Mule Deer Conservation: Issues and Management Challenges
The goal of this book is to summarize and synthesize the available information on mule deer ecology and management into a useful reference document. Advances in technology combined with more sophisticated experimental design has added considerable insight to the foundations of mule deer ecology described in the classic “Mule and black-tailed deer of North America” edited by O. C. Wallmo and published in 1981. Integration of new information into management approaches, accompanied by proper evaluation, has assisted in fine-tuning management strategies to provide for healthy mule deer populations throughout the western states and provinces.
The Western Association of Fish and Wildlife Agencies created the Mule deer working group in 1998 to address concerns about the long-term decline in mule deer numbers. The group, consisting of wildlife biologists from western states and Canadian provinces, has collectively pooled the available scientific knowledge on all aspects of mule deer biology and ecology into one source.
This book is organized into nine chapters, with 8 chapters reviewing the major influences on mule deer and one chapter examining the critically important area of data collection and use. With chapters written and reviewed by 20 active mule deer managers and researchers; the information is as timely as one can hope for.

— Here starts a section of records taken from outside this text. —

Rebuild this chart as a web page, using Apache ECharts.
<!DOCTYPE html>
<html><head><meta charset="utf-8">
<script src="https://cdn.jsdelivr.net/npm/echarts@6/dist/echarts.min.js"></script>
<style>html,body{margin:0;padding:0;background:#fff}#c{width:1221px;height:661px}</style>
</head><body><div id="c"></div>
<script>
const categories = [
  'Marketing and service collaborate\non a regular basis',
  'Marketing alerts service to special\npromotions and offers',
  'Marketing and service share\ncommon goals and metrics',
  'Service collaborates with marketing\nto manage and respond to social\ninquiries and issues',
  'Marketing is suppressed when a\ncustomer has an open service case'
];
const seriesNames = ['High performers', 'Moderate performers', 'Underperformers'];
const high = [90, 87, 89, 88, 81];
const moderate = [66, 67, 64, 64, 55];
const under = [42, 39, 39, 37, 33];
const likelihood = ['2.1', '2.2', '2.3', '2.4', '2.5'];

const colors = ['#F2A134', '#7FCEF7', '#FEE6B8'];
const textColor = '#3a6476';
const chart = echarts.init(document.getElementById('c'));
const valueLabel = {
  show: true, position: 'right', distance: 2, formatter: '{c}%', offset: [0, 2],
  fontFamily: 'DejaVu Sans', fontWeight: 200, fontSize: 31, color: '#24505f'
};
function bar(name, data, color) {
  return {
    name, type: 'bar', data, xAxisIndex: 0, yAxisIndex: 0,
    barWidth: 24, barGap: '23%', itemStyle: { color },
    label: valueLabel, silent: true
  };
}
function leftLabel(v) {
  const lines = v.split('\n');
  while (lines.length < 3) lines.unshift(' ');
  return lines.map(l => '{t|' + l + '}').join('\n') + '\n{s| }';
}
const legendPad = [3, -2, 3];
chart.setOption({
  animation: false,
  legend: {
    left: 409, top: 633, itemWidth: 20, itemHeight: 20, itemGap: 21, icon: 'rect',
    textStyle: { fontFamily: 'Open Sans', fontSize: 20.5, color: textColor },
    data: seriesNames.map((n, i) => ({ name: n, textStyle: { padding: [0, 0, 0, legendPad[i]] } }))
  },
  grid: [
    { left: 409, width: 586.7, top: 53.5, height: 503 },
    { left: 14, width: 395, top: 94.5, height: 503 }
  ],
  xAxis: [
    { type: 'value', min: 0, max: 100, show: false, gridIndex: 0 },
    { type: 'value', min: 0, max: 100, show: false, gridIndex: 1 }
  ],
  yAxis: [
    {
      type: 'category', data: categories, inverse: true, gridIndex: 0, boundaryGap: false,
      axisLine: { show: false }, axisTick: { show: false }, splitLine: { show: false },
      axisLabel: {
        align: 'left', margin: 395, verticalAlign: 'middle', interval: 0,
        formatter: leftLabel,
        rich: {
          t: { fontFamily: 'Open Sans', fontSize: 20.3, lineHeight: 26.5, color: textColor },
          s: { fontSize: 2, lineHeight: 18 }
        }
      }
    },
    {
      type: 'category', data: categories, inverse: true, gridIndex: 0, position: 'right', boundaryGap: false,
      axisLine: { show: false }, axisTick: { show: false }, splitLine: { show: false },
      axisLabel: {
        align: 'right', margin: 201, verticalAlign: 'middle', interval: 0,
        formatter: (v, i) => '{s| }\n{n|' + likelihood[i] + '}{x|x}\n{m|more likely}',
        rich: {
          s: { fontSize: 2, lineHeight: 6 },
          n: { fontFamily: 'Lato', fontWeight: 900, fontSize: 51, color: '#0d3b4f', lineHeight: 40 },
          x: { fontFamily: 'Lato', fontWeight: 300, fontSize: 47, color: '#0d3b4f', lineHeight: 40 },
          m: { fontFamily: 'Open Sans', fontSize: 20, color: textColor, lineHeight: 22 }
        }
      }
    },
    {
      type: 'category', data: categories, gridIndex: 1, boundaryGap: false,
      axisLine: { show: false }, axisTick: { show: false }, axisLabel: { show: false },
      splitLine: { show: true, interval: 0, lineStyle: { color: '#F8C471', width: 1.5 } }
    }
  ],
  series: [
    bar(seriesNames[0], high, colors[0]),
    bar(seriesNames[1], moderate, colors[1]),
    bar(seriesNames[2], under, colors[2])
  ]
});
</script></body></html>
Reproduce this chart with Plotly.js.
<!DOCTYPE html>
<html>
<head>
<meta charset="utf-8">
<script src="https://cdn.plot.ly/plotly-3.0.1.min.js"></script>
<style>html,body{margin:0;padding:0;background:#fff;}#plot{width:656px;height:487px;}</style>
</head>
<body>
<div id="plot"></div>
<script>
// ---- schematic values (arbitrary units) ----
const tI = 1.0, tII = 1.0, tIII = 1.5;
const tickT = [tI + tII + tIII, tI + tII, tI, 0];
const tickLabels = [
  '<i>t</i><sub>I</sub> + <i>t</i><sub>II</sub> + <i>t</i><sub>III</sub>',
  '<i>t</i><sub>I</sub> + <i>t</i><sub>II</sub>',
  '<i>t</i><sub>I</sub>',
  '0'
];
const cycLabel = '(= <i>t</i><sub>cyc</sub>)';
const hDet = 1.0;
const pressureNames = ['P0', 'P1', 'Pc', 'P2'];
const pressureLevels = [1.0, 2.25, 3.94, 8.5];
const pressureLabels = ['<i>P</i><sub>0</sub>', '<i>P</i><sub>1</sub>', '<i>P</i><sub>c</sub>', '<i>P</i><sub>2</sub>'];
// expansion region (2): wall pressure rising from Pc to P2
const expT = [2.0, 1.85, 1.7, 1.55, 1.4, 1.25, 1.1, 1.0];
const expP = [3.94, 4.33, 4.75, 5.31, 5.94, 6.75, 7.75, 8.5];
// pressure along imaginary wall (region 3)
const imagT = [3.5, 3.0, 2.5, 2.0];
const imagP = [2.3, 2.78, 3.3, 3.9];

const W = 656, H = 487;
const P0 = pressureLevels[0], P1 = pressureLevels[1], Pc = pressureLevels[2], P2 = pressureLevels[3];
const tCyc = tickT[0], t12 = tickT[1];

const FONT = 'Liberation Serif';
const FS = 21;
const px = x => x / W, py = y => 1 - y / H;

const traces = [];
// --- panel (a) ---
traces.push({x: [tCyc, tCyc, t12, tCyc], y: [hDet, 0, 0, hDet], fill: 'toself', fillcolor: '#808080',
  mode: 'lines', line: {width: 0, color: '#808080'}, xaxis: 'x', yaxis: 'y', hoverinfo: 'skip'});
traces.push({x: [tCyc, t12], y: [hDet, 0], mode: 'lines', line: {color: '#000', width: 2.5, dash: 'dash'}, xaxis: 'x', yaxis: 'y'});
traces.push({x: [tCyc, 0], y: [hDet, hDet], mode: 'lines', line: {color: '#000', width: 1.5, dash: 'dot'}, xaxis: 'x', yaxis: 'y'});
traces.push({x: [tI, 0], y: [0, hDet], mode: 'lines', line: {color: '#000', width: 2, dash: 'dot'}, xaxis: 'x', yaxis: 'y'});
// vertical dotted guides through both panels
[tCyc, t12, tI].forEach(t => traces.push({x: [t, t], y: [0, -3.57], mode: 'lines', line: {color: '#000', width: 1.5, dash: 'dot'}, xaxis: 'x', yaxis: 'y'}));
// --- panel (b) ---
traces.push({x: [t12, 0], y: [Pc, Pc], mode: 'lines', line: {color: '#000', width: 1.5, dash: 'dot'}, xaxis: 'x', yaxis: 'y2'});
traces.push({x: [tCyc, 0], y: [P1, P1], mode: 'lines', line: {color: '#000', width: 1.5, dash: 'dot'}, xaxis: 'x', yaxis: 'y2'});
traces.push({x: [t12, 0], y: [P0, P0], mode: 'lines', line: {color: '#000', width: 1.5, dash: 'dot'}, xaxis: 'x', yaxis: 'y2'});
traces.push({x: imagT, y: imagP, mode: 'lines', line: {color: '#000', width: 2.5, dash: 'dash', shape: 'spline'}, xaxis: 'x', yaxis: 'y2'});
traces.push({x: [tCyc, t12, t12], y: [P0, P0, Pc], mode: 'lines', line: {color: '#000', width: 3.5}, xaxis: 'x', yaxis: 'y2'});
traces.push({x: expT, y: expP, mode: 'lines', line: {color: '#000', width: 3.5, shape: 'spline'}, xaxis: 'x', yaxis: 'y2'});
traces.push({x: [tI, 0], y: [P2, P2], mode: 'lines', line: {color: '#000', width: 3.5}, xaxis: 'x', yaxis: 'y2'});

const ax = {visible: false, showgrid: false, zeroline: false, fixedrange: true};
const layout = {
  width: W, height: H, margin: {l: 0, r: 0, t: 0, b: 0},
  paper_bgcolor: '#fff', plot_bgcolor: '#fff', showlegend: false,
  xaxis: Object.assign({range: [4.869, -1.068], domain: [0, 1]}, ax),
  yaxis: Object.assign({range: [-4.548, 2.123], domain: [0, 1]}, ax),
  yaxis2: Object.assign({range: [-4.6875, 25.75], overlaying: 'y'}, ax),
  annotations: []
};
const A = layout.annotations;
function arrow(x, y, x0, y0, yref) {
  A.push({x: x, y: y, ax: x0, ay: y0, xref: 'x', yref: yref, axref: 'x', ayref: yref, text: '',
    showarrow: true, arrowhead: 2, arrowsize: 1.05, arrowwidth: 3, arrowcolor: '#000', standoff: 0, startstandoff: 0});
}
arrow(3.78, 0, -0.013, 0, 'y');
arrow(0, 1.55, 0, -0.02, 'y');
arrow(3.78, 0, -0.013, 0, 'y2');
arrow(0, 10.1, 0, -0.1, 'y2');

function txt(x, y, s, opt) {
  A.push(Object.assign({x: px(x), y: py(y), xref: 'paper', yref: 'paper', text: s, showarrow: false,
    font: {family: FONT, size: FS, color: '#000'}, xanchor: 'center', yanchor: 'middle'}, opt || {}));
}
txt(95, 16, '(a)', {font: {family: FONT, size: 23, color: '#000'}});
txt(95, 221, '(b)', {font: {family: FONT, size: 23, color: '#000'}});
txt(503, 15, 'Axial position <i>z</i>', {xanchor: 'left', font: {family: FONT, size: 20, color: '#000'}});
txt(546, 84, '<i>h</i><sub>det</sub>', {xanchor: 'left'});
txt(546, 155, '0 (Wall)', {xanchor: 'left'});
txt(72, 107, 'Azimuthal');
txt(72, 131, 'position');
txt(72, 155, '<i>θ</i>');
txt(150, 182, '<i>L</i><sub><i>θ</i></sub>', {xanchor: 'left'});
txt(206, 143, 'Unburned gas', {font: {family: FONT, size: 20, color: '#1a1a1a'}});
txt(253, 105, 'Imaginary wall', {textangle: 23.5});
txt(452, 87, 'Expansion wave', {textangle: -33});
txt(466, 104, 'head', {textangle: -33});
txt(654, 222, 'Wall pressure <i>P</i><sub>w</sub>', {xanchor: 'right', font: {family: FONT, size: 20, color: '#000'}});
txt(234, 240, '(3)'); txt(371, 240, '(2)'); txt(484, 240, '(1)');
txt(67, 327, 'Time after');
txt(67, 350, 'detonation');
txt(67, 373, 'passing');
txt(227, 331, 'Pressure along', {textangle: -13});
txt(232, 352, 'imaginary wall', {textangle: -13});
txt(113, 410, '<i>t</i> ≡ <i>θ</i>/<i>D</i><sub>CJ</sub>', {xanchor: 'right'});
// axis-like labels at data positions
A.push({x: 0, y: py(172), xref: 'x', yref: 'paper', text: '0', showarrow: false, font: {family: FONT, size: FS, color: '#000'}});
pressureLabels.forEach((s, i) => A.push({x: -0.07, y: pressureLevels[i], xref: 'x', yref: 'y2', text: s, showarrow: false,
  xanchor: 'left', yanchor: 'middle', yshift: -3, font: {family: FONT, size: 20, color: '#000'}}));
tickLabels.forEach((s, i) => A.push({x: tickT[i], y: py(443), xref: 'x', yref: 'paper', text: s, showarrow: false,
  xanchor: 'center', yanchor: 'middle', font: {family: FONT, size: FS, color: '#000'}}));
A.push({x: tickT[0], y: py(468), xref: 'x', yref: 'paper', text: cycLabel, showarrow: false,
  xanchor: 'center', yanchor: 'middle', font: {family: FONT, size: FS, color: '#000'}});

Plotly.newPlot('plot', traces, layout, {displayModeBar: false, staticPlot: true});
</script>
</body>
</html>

The mule deer has become a symbol of the West because the species spans the West from Mexico well into Canada. The continuing evolution of western land management requires that wildlife managers anticipate these changes in land use and make recommendations based on the best science available. Emergence of new issues will require continued emphasis on both population and habitat monitoring. This text will certainly contribute to the body of scientific information used by managers, researchers and mule deer enthusiasts.